And how will you determine if the advice you are getting is good advice? Some of the things I read here on ScubaBoard make me cringe ... because I KNOW it's bad, even dangerous, advice. But I know that from experience. The inexperienced diver has no way to know whether or not what someone is saying is valid information.
This is one of the things that scares me so much about what's going on in dive training. People assign a level of credibility or validity to "the agency" that I don't believe the agencies have earned. In any case, most folks don't research anything but rather just assume that these are the experts.
At least with a formal class, the information you are getting has been "vetted" by people who know what they're talking about. The issue isn't that you're getting bad information ... it's that you're generally not getting enough information.

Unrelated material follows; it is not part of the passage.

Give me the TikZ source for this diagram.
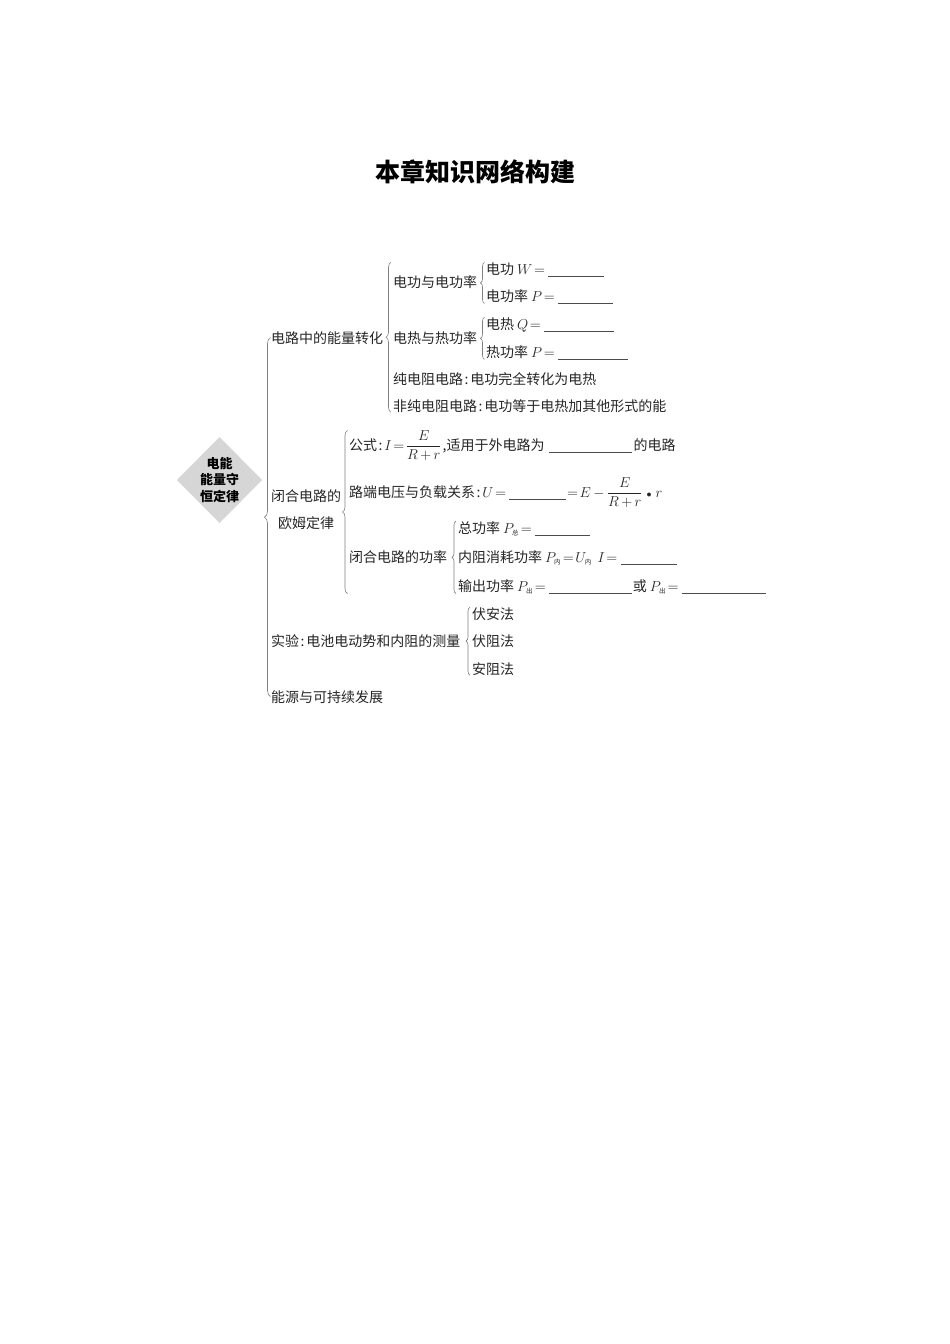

I disagree. The information is incomplete but there is plenty of bad information in dive training. In the best case, it only makes learning the finer points more difficult. Some examples...The way many individual skills are often taught is all hosed up including but not limited to mask clearing, reg recovery ascents, descents and propulsion.
In the worst case it actually becomes dangerous. For this I would refer to the fairly numerous accidents that have occurred on AOW deep dives. Diving deep before you are good at diving shallow can get you hurt. Demonstrably, standards do NOT require a diver to be good at diving shallow before diving deep. What gets them to participate in that deep dive? The agency and the instructor said it's ok. The most glaring example of a trust-me dive that I know of.
Well, first off ... dive instruction isn't mandatory. Anyone can dive. What that OW card really gets you is the ability to rent gear and get tanks filled at commercial shops. Anyone can purchase dive gear and a compressor and dive to their heart's content without ever having taken a class.
... Bob (Grateful Diver)
Well, access is the main issue and it's what most students are paying for. I've said this before, the quickest way to improve dive training would be to get rid of certifications all together. Then people would only purchase training that they saw real value in. The training would have to stand on it's own merit.
People take an OW class because they need the card to get air and a spot on the boat. Just stand behind the counter in a dive shop for a few hours if you don't believe that. People take AOW so they can get more spots on boats or into a rescue class. Very FEW people give much thought to whether or not the training is any good. For the most part, nobody cares.